The Count (Cooper Grodin) is an overgrown self-indulged buffoon, who happens to be Desiree’s current lover. Grodin inhabits the character as he fills out the Count’s uniform, perfectly. His booming rich voice fills the theater. Sierra Boggess does great justice as the Countess and the two are perfect counterpoints to one another. Boggess plays the fragile, broken-spirited wife with a thin-shelled veneer of bravado as if she had the part written for her. 

photo by Daniel Rader

Fredrik Egerman is a somewhat hen-pecked, downtrodden attorney, married to 18-year-old Anne, a woman younger than his son Henrik. Henrik is frustrated in more ways than can be imagined, though primarily in that he is hopelessly in love with his teenage stepmother. Noah Wolfe brings angst, sexual frustration, and pain through every pore of his being. His tenor voice cries out with emotion, as he laments his situation in “Now”, while his stepmother Sabina Collazo sings in the adjacent bedroom as her husband naps, that she will (after 11 months of marriage) sleep with her husband, “Soon”. Her husband plots to himself various methods of seduction of his bride, either by force or manipulation in “Now”. The numbers are sung almost as a round, and set the tone for the confusion that ensues throughout the show.

Jason Danieley, who co-created and directed the Boston Pops Stephen Sondheim Tribute Concert at Tanglewood this summer, is the ideal love lost, love-struck and totally confused Fredrik. Danieley plays perfectly the clown you have to love. It is Emily Skinner as Desiree around whom the show is centered. Skinner controls the action of the players. She has a wonderful stage presence, gorgeous voice, and incredible command of the stage. 
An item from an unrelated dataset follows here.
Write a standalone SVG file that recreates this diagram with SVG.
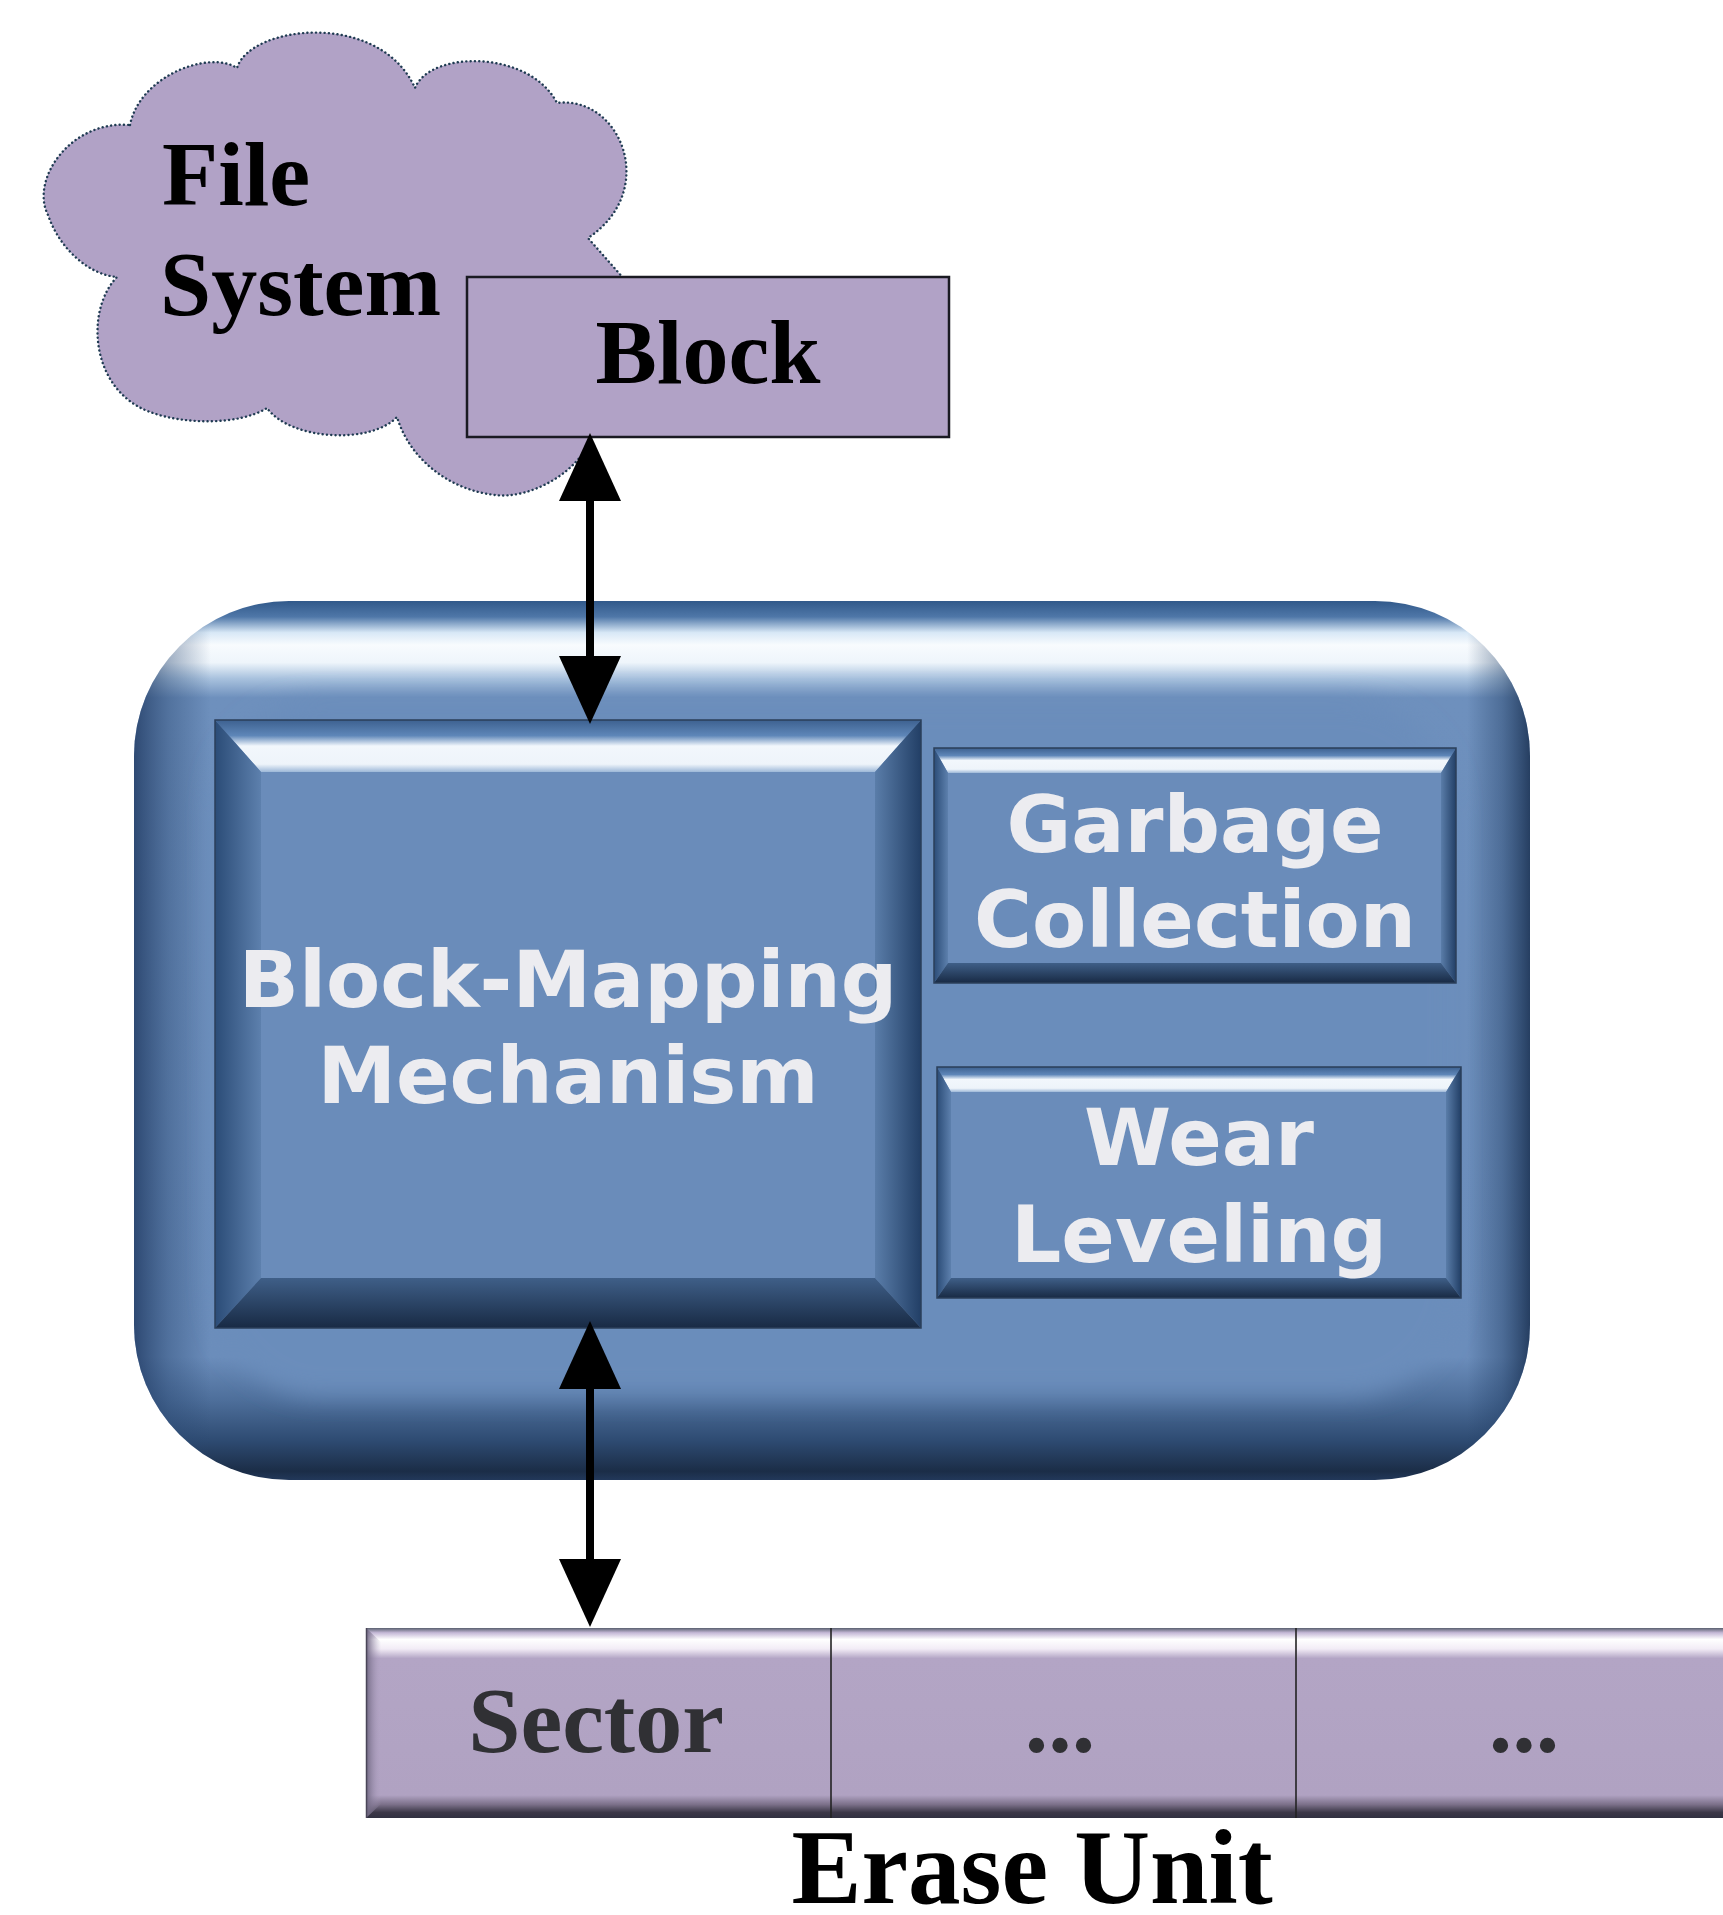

Sondheim (like many others) does not traditionally write numbers to be pulled out of the show and turned into hits. A Little Night Music offers us one of the theater’s most memorable, though, in “Send in the Clowns”; Desiree’s reminiscence of her life and her loves. Skinner performs it with the utmost restraint, almost internalizing her thoughts as we are embarrassingly allowed to eavesdrop on her deepest feelings. It is without exception the highlight of an evening filled with highlights. 

photo by Daniel Rader

Yoon Bae’s set design is beautiful in its fragility and simplicity. David Lander’s lighting design complements Bae’s design and Boyd’s direction. Robert La Fosse’s choreography adds elegance and class to an already magical production. Costume Designer Sara Jean Tosetti has created a world of flawless fashion. Each costume makes a statement about their character that allows the audience to immediately connect and understand who they are before uttering a note or speaking a word. 

A Little Night Music is a sheer joy. It is a gift that Julianne Boyd has offered up to her audiences as a thank you for allowing us to share her visions and creations. What we have been given is something we need to thank her for.